There are so much more dangers our kids are at risk for and for most of them, they need the parents to protect them. For that to happen, they need parents they are not afraid to open up to. So, if you truly want your child to consider you a confidante, while instilling the right discipline in them, then you ought to be careful what to do.
Keep the tips below in mind.
Realize children are different: Not all children respond to the same kind of punishment. Some kids deserve more iron fist than others. A good parent will know what works best with their own child. Some children are actually naturally polite, cautious and laid back, and if you handle them too roughly, you might break their self-esteem and kill their spirit. A child with low self-esteem is more likely to fall for peer pressure and keep secrets which might be harmful for them. For these kinds of kids, you only need to talk to them, and adopt less strict punishment. Chances are, they will learn the difference between right and wrong real fast. Then there are those children that just love to test limits. Still, make sure you discipline with patience and love.
Give them chances: It is only fair to give your child the benefit of a ‘first time offender’ because kids are naturally curious. Make sure they are well warned before instilling discipline. Make sure the rules are very clear to them. If you attack as soon as they take one step, you risk alienating them and making you become something they fear instead of love.

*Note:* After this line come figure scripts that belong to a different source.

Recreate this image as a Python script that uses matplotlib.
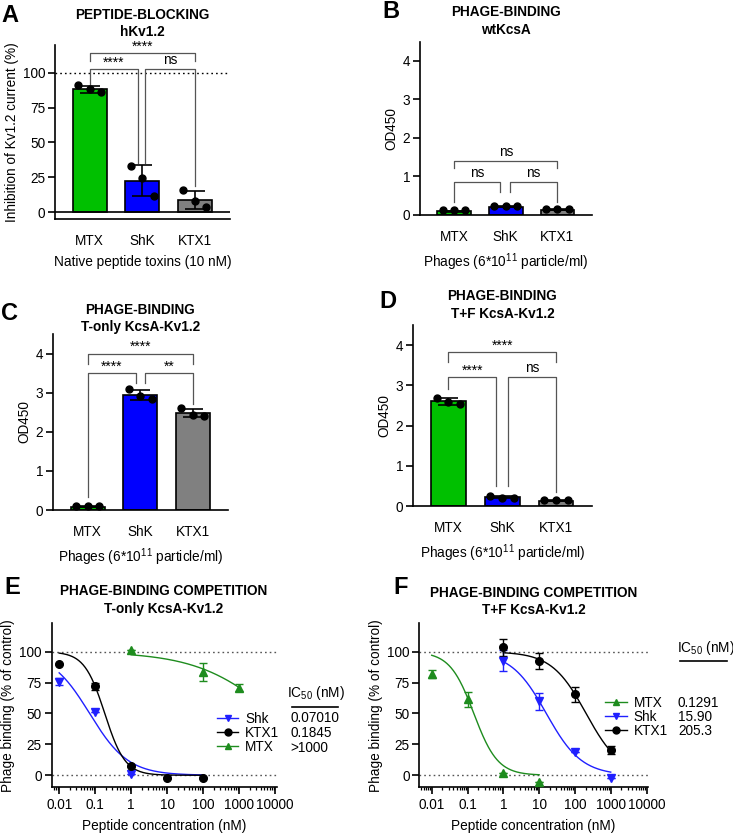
import numpy as np
import matplotlib
matplotlib.use("Agg")
import matplotlib.pyplot as plt
from matplotlib.lines import Line2D
from matplotlib.ticker import FixedLocator, LogLocator, NullFormatter

plt.rcParams["font.family"] = ["Liberation Sans", "DejaVu Sans"]
plt.rcParams["font.size"] = 9.8
plt.rcParams["axes.linewidth"] = 1.2
plt.rcParams["mathtext.fontset"] = "custom"
plt.rcParams["mathtext.rm"] = "Liberation Sans"
plt.rcParams["mathtext.it"] = "Liberation Sans:italic"
plt.rcParams["mathtext.bf"] = "Liberation Sans:bold"

W, H = 733, 834

TOXINS = ["MTX", "ShK", "KTX1"]
BAR_COLORS = ["#00c000", "#0000ff", "#808080"]

# A: peptide blocking of hKv1.2 (% inhibition)
A_MEAN = [88.2, 22.6, 8.6]
A_SD = [2.4, 11.2, 6.4]
A_POINTS = [[91.1, 88.7, 86.3], [32.9, 24.5, 11.3], [15.6, 7.7, 3.6]]

# B: phage binding, wtKcsA (OD450)
B_MEAN = [0.10, 0.22, 0.14]
B_SD = [0.01, 0.01, 0.01]
B_POINTS = [[0.12, 0.12, 0.12], [0.24, 0.24, 0.24], [0.15, 0.15, 0.15]]

# C: phage binding, T-only KcsA-Kv1.2 (OD450)
C_MEAN = [0.08, 2.95, 2.48]
C_SD = [0.01, 0.13, 0.11]
C_POINTS = [[0.10, 0.10, 0.10], [3.09, 2.92, 2.85], [2.61, 2.44, 2.41]]

# D: phage binding, T+F KcsA-Kv1.2 (OD450)
D_MEAN = [2.60, 0.22, 0.13]
D_SD = [0.09, 0.02, 0.01]
D_POINTS = [[2.69, 2.58, 2.54], [0.26, 0.21, 0.21], [0.15, 0.15, 0.15]]

CONC_TICKS = [0.01, 0.1, 1, 10, 100, 1000, 10000]
CONC_LABELS = ["0.01", "0.1", "1", "10", "100", "1000", "10000"]

# E: competition, T-only KcsA-Kv1.2 (% of control)
E_SHK_X = [0.01, 0.1, 1]
E_SHK_Y = [75.7, 51.4, 1.4]
E_SHK_ERR = [3.0, 0.0, 0.0]
E_KTX1_X = [0.01, 0.1, 1, 10, 100]
E_KTX1_Y = [90.0, 72.2, 7.3, -1.9, -1.9]
E_KTX1_ERR = [0.0, 2.8, 0.0, 0.0, 0.0]
E_MTX_X = [1, 100, 1000]
E_MTX_Y = [101.4, 83.8, 70.8]
E_MTX_ERR = [0.0, 7.4, 3.0]

# F: competition, T+F KcsA-Kv1.2 (% of control)
F_MTX_X = [0.01, 0.1, 1, 10]
F_MTX_Y = [81.9, 61.4, 1.6, -5.1]
F_MTX_ERR = [3.3, 6.2, 0.0, 0.0]
F_SHK_X = [1, 10, 100, 1000]
F_SHK_Y = [92.6, 59.8, 18.9, -1.9]
F_SHK_ERR = [8.6, 6.6, 0.0, 0.0]
F_KTX1_X = [1, 10, 100, 1000]
F_KTX1_Y = [103.7, 92.6, 65.4, 20.7]
F_KTX1_ERR = [6.8, 6.6, 6.1, 3.3]

# fitted dose-response parameters: (IC50, Hill slope, x from, x to)
E_FITS = {"Shk": (0.0701, 0.81, 0.01, 100), "KTX1": (0.1845, 1.54, 0.01, 100),
          "MTX": (9400.0, 0.40, 1, 1000)}
F_FITS = {"MTX": (0.15, 1.30, 0.01, 10), "Shk": (15.9, 0.88, 1, 1000),
          "KTX1": (205.3, 0.90, 1, 1000)}

E_IC50 = ["0.07010", "0.1845", ">1000"]
F_IC50 = ["0.1291", "15.90", "205.3"]

SERIES_STYLE = {
    "Shk": dict(color="#2020ff", marker="v"),
    "KTX1": dict(color="black", marker="o"),
    "MTX": dict(color="#1e8c1e", marker="^"),
}


def px_axes(fig, left, right, top, bottom):
    return fig.add_axes([left / W, 1 - bottom / H, (right - left) / W, (bottom - top) / H])


def fig_text(fig, x, y, s, **kw):
    fig.text(x / W, 1 - y / H, s, **kw)


def style_axes(ax):
    for side in ("top", "right"):
        ax.spines[side].set_visible(False)
    ax.tick_params(axis="y", length=5, width=1.2, pad=2)


def bracket(ax, x1, x2, y, y1, y2, label):
    ax.plot([x1, x1, x2, x2], [y1, y, y, y2], color="#555555", lw=0.9, zorder=1)
    if label == "ns":
        ax.annotate(label, ((x1 + x2) / 2, y), xytext=(0, 1.5), textcoords="offset points",
                    ha="center", va="bottom", fontsize=9.8)
    else:
        ax.annotate(label, ((x1 + x2) / 2, y), xytext=(0, -0.5), textcoords="offset points",
                    ha="center", va="bottom", fontsize=10)


def bar_panel(ax, means, sds, points, ylim, yticks, ylabel, xlabel):
    x = np.arange(len(TOXINS))
    ax.bar(x, means, width=0.65, color=BAR_COLORS, edgecolor="black", linewidth=1.2, zorder=2)
    ax.errorbar(x, means, yerr=sds, fmt="none", ecolor="black", elinewidth=1.2,
                capsize=7, capthick=1.2, zorder=3)
    for xi, pts in zip(x, points):
        ax.plot(xi + np.array([-0.22, 0.0, 0.22]), pts, "o", color="black", markersize=5, zorder=4)
    ax.set_xlim(-0.66, 2.67)
    ax.set_ylim(*ylim)
    ax.set_yticks(yticks)
    ax.set_xticks(x)
    ax.set_xticklabels(TOXINS)
    ax.tick_params(axis="x", length=0, pad=11)
    ax.set_ylabel(ylabel, labelpad=3)
    ax.set_xlabel(xlabel, labelpad=5)
    style_axes(ax)


def fit_curve(ic50, hill, x0, x1):
    xs = np.logspace(np.log10(x0), np.log10(x1), 200)
    return xs, 100.0 / (1.0 + (xs / ic50) ** hill)


def competition_panel(ax, data, fits, xlim):
    for name, (ic50, hill, x0, x1) in fits.items():
        st = SERIES_STYLE[name]
        xs, ys = fit_curve(ic50, hill, x0, x1)
        ax.plot(xs, ys, color=st["color"], lw=1.0, zorder=2)
    for name, (xv, yv, ev) in data.items():
        st = SERIES_STYLE[name]
        ax.errorbar(xv, yv, yerr=ev, fmt=st["marker"], color=st["color"], markersize=5.5,
                    elinewidth=1.0, capsize=3, capthick=1.0, zorder=3)
    for yref in (0, 100):
        ax.axhline(yref, color="#555555", lw=1.0, ls=(0, (1.2, 2.2)), zorder=1)
    ax.set_xscale("log")
    ax.set_xlim(*xlim)
    ax.set_ylim(-9.5, 123)
    ax.set_yticks([0, 25, 50, 75, 100])
    ax.xaxis.set_major_locator(FixedLocator(CONC_TICKS))
    ax.set_xticklabels(CONC_LABELS)
    ax.xaxis.set_minor_locator(LogLocator(base=10, subs=np.arange(2, 10), numticks=30))
    ax.xaxis.set_minor_formatter(NullFormatter())
    ax.tick_params(axis="x", which="major", length=5, width=1.2, pad=3)
    ax.tick_params(axis="x", which="minor", length=2.5, width=0.9)
    ax.set_ylabel("Phage binding (% of control)", labelpad=3)
    ax.set_xlabel("Peptide concentration (nM)", labelpad=5)
    style_axes(ax)


def legend_block(fig, ax, names, handle_x, mid_y, header_x, header_y, line_x0, line_x1,
                 line_y, value_x, row_ys, values):
    handles = [Line2D([], [], color=SERIES_STYLE[n]["color"], marker=SERIES_STYLE[n]["marker"],
                      markersize=5, lw=1.0) for n in names]
    ax.legend(handles, names, loc="center left", bbox_to_anchor=(handle_x / W, 1 - mid_y / H),
              bbox_transform=fig.transFigure, frameon=False, borderpad=0, borderaxespad=0,
              handlelength=1.6, handletextpad=0.5, labelspacing=0.0, fontsize=9.8)
    fig_text(fig, header_x, header_y, "IC$_{50}$ (nM)", ha="left", va="center")
    fig.add_artist(Line2D([line_x0 / W, line_x1 / W], [1 - line_y / H, 1 - line_y / H],
                          color="black", lw=1.2))
    for val, ry in zip(values, row_ys):
        fig_text(fig, value_x, ry, val, ha="left", va="center")


fig = plt.figure(figsize=(W / 100, H / 100), dpi=100)
title_kw = dict(ha="center", va="center", fontweight="bold", linespacing=1.3)
letter_kw = dict(ha="center", va="center", fontweight="bold", fontsize=17)

# A
axA = px_axes(fig, 55, 230, 45, 219)
bar_panel(axA, A_MEAN, A_SD, A_POINTS, (-5, 120), [0, 25, 50, 75, 100],
          "Inhibition of Kv1.2 current (%)", "Native peptide toxins (10 nM)")
axA.axhline(0, color="black", lw=1.2, zorder=2)
axA.axhline(100, color="black", lw=1.0, ls=(0, (1.2, 2.2)), zorder=1)
bracket(axA, 0, 2, 114.5, 108.5, 108.5, "****")
bracket(axA, 0, 0.91, 102.4, 92, 35, "****")
bracket(axA, 1.05, 2, 102.4, 35, 18.5, "ns")
fig_text(fig, 142.5, 23.5, "PEPTIDE-BLOCKING\nhKv1.2", **title_kw)
fig_text(fig, 10, 15, "A", **letter_kw)

phage_label = "Phages (6*10$^{11}$ particle/ml)"

# B
axB = px_axes(fig, 420, 592, 41.7, 215)
bar_panel(axB, B_MEAN, B_SD, B_POINTS, (0, 4.5), [0, 1, 2, 3, 4], "OD450", phage_label)
bracket(axB, 0, 2, 1.41, 1.21, 1.21, "ns")
bracket(axB, 0, 0.88, 0.865, 0.35, 0.6, "ns")
bracket(axB, 1.08, 2, 0.865, 0.6, 0.35, "ns")
fig_text(fig, 506, 21, "PHAGE-BINDING\nwtKcsA", **title_kw)
fig_text(fig, 391, 11.5, "B", **letter_kw)

# C
axC = px_axes(fig, 53, 228, 334, 510)
bar_panel(axC, C_MEAN, C_SD, C_POINTS, (0, 4.5), [0, 1, 2, 3, 4], "OD450", phage_label)
bracket(axC, 0, 2, 4.0, 3.73, 3.73, "****")
bracket(axC, 0, 0.92, 3.5, 0.34, 3.25, "****")
bracket(axC, 1.1, 2, 3.5, 3.25, 2.72, "**")
fig_text(fig, 140.5, 318.5, "PHAGE-BINDING\nT-only KcsA-Kv1.2", **title_kw)
fig_text(fig, 10, 313, "C", **letter_kw)

# D
axD = px_axes(fig, 413, 592, 325, 506)
bar_panel(axD, D_MEAN, D_SD, D_POINTS, (0, 4.5), [0, 1, 2, 3, 4], "OD450", phage_label)
bracket(axD, 0, 2, 3.82, 3.57, 3.57, "****")
bracket(axD, 0, 0.88, 3.21, 2.92, 0.5, "****")
bracket(axD, 1.1, 2, 3.21, 0.5, 0.36, "ns")
fig_text(fig, 502.5, 305, "PHAGE-BINDING\nT+F KcsA-Kv1.2", **title_kw)
fig_text(fig, 388, 302, "D", **letter_kw)

# E
axE = px_axes(fig, 51.7, 276.7, 623.3, 787)
competition_panel(axE, {"Shk": (E_SHK_X, E_SHK_Y, E_SHK_ERR),
                        "KTX1": (E_KTX1_X, E_KTX1_Y, E_KTX1_ERR),
                        "MTX": (E_MTX_X, E_MTX_Y, E_MTX_ERR)},
                  E_FITS, (0.0062, 11000))
legend_block(fig, axE, ["Shk", "KTX1", "MTX"], 216.7, 733, 286.7, 693.3, 291.7, 338.3, 707.3,
             290.7, [718.3, 733.3, 748.3], E_IC50)
fig_text(fig, 164, 600, "PHAGE-BINDING COMPETITION\nT-only KcsA-Kv1.2", **title_kw)
fig_text(fig, 12, 587, "E", **letter_kw)

# F
axF = px_axes(fig, 419.3, 648, 623.3, 787)
competition_panel(axF, {"MTX": (F_MTX_X, F_MTX_Y, F_MTX_ERR),
                        "Shk": (F_SHK_X, F_SHK_Y, F_SHK_ERR),
                        "KTX1": (F_KTX1_X, F_KTX1_Y, F_KTX1_ERR)},
                  F_FITS, (0.0045, 11000))
legend_block(fig, axF, ["MTX", "Shk", "KTX1"], 605, 716.7, 676.7, 648, 680, 726.7, 660.7,
             678, [702.7, 716.7, 730.7], F_IC50)
fig_text(fig, 533.5, 601.5, "PHAGE-BINDING COMPETITION\nT+F KcsA-Kv1.2", **title_kw)
fig_text(fig, 401, 587, "F", **letter_kw)

fig.savefig("out.png", dpi=100)
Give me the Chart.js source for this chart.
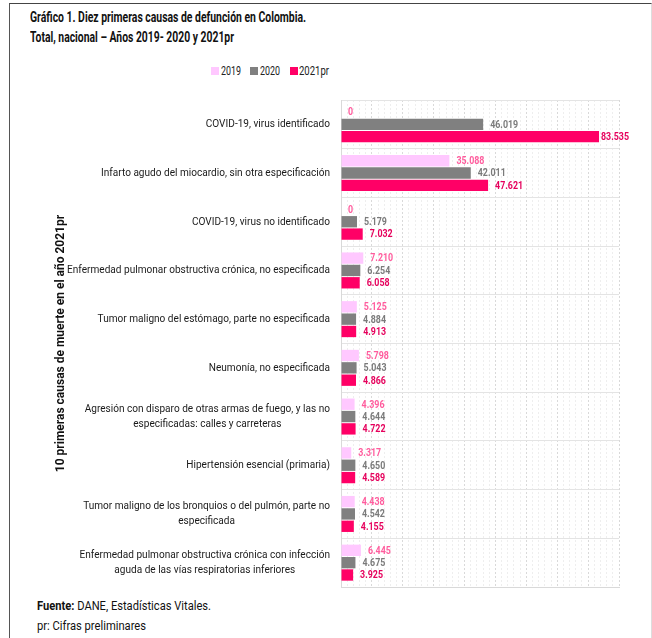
<!DOCTYPE html>
<html>
<head>
<meta charset="utf-8">
<script src="https://cdn.jsdelivr.net/npm/chart.js@4"></script>
<style>
  html, body { margin: 0; padding: 0; background: #fff; }
  body { width: 652px; height: 638px; position: relative; overflow: hidden;
         font-family: Roboto, sans-serif; color: #111; }
  #frame { position: absolute; left: 9px; top: 3px; width: 641px; height: 640px;
           border-left: 1.5px solid #555; border-top: 1.5px solid #444; border-right: 1px solid #ddd; }
  .fit { position: absolute; white-space: nowrap; transform-origin: 0 50%; }
  .t { left: 30px; font-weight: bold; font-size: 15px; }
  .f { left: 37px; font-size: 12.5px; }
  .lg { font-size: 13px; color: #222; top: 63px; }
  .box { position: absolute; width: 8px; height: 8px; top: 67px; }
  #wrap { position: absolute; left: 10px; top: 90px; width: 640px; height: 505px; }
</style>
</head>
<body>
<div id="frame"></div>
<div class="fit t" style="top:8px" data-w="276">Gráfico 1. Diez primeras causas de defunción en Colombia.</div>
<div class="fit t" style="top:28px" data-w="204">Total, nacional – Años 2019- 2020 y 2021pr</div>
<div id="legend"></div>
<div id="wrap"><canvas id="chart"></canvas></div>
<div class="fit f" style="top:598px" data-w="174"><b>Fuente:</b> DANE, Estadísticas Vitales.</div>
<div class="fit f" style="top:618px" data-w="109">pr: Cifras preliminares</div>
<script>
  const FONT = 'Roboto, sans-serif';

  const causes = [
    ['COVID-19, virus identificado'],
    ['Infarto agudo del miocardio, sin otra especificación'],
    ['COVID-19, virus no identificado'],
    ['Enfermedad pulmonar obstructiva crónica, no especificada'],
    ['Tumor maligno del estómago, parte no especificada'],
    ['Neumonía, no especificada'],
    ['Agresión con disparo de otras armas de fuego, y las no', 'especificadas: calles y carreteras'],
    ['Hipertensión esencial (primaria)'],
    ['Tumor maligno de los bronquios o del pulmón, parte no', 'especificada'],
    ['Enfermedad pulmonar obstructiva crónica con infección', 'aguda de las vías respiratorias inferiores']
  ];
  const years = ['2019', '2020', '2021pr'];
  const deaths2019 = [0, 35088, 0, 7210, 5125, 5798, 4396, 3317, 4438, 6445];
  const deaths2020 = [46019, 42011, 5179, 6254, 4884, 5043, 4644, 4650, 4542, 4675];
  const deaths2021 = [83535, 47621, 7032, 6058, 4913, 4866, 4722, 4589, 4155, 3925];

  const barColors = ['#ffc8ff', '#808080', '#ff0066'];
  const labelColors = ['#ff5c9d', '#7a7a7a', '#e6005c'];

  // legend items (box x, text x, text width)
  const legendPos = [[211, 221, 20], [250, 260, 20], [290, 299, 30]];
  const legend = document.getElementById('legend');
  years.forEach((y, i) => {
    const p = legendPos[i];
    legend.innerHTML += '<div class="box" style="left:' + p[0] + 'px;background:' + barColors[i] + '"></div>' +
      '<div class="fit lg" style="left:' + p[1] + 'px" data-w="' + p[2] + '">' + y + '</div>';
  });

  // squeeze html text to the widths of the narrow original font
  document.querySelectorAll('.fit').forEach(el => {
    const w = el.getBoundingClientRect().width;
    el.style.transform = 'scaleX(' + (el.dataset.w / w) + ')';
  });

  function fmt(v) {
    return String(v).replace(/\B(?=(\d{3})+(?!\d))/g, '.');
  }

  const labelFont = '11.5px ' + FONT;
  const valueFont = 'bold 11.5px ' + FONT;

  // category labels: right edge fixed, multi-line text centered on itself
  const catLabels = {
    id: 'catLabels',
    afterDraw(chart) {
      const ctx = chart.ctx;
      const y = chart.scales.y;
      const right = y.right - 11;
      ctx.save();
      ctx.font = labelFont;
      ctx.fillStyle = '#1a1a1a';
      ctx.textBaseline = 'middle';
      ctx.textAlign = 'center';
      const k = 229 / ctx.measureText(causes[1][0]).width;
      causes.forEach((lines, i) => {
        const cy = y.getPixelForTick(i);
        const maxW = Math.max(...lines.map(l => ctx.measureText(l).width)) * k;
        const lh = 15;
        const top = cy - (lines.length - 1) * lh / 2;
        lines.forEach((l, n) => {
          ctx.save();
          ctx.translate(right - maxW / 2, top + n * lh);
          ctx.scale(k, 1);
          ctx.fillText(l, 0, 0);
          ctx.restore();
        });
      });
      ctx.restore();
    }
  };

  // value labels at the end of each bar
  const valueLabels = {
    id: 'valueLabels',
    afterDatasetsDraw(chart) {
      const ctx = chart.ctx;
      const limit = chart.chartArea.right + 10;
      ctx.save();
      ctx.textBaseline = 'middle';
      ctx.textAlign = 'left';
      ctx.font = valueFont;
      const k = 28 / ctx.measureText('46.019').width;
      chart.data.datasets.forEach((ds, di) => {
        const meta = chart.getDatasetMeta(di);
        ctx.fillStyle = labelColors[di];
        meta.data.forEach((bar, i) => {
          const txt = fmt(ds.data[i]);
          const w = ctx.measureText(txt).width * k;
          const x = Math.min(bar.x + 7, limit - w);
          ctx.save();
          ctx.translate(x, bar.y + 0.5);
          ctx.scale(k, 1);
          ctx.fillText(txt, 0, 0);
          ctx.restore();
        });
      });
      ctx.restore();
    }
  };

  new Chart(document.getElementById('chart'), {
    type: 'bar',
    data: {
      labels: causes,
      datasets: [
        { label: years[0], data: deaths2019, backgroundColor: barColors[0] },
        { label: years[1], data: deaths2020, backgroundColor: barColors[1] },
        { label: years[2], data: deaths2021, backgroundColor: barColors[2] }
      ]
    },
    options: {
      indexAxis: 'y',
      responsive: true,
      maintainAspectRatio: false,
      animation: false,
      categoryPercentage: 0.76,
      barPercentage: 0.92,
      layout: { padding: { left: 40, top: 10, right: 31, bottom: 8 } },
      plugins: {
        legend: { display: false },
        tooltip: { enabled: false }
      },
      scales: {
        x: {
          min: 0,
          max: 90000,
          ticks: { display: false, stepSize: 2000 },
          grid: {
            drawTicks: false,
            color: c => (c.tick && c.tick.value % 10000 === 0) ? '#d9d9d9' : '#eeeeee'
          },
          border: { display: true, color: '#d9d9d9', dash: [2, 2] }
        },
        y: {
          ticks: { display: false },
          grid: { drawTicks: false, color: '#e4e4e4' },
          border: { display: true, color: '#d9d9d9' },
          afterFit: s => { s.width = 291; },
          title: {
            display: true,
            text: '10 primeras causas de muerte en el año 2021pr',
            color: '#111',
            font: { family: FONT, size: 12, weight: 'bold' }
          }
        }
      }
    },
    plugins: [catLabels, valueLabels]
  });
</script>
</body>
</html>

Avoid discipline for accident: Accidentally breaking a glass or spilling water might make you angry, but before you act, realize that this is a mistake anyone, even adults can make. Do not lash out by punishing your child immediately when you know for a fact that what happened was a humanly mistake. Use that opportunity to teach forgiveness and teach them how to prevent accidents in future.
Kids learn by mistakes: Kids will always be kids. There is no perfect child out there just like there is no perfect adult. They will make mistakes and test you, but they will also love you unconditionally so do not let your whole life be about discipline. You will instantly feel less stressed when you realize, the mistakes your children are making are pretty common, and nothing is wrong with them. This will teach you to be a bit more patient.
Discipline with love: After you discipline your child, do not sulk or stay mad. Once you are done with the punishment, let it go. Hold them close and let all be forgotten. Do not hold a grudge with your child. This way, they know that whatever happens, their parent will always love them.
Make sure they understand the reasons: Some parents are so focused on punishment and laying down the laws that they do not even take the time to explain where their kids went wrong. This is unfair. Imagine someone punishing you and you do not understand why, it can be really confusing and frustrating. So, before or after the discipline, explain your reasons. For instance, “You are being punished for being rude. No one likes a rude person so you need to learn to be more polite.” You are not only telling them why they are being disciplined, you are explaining why a change will be for their own good.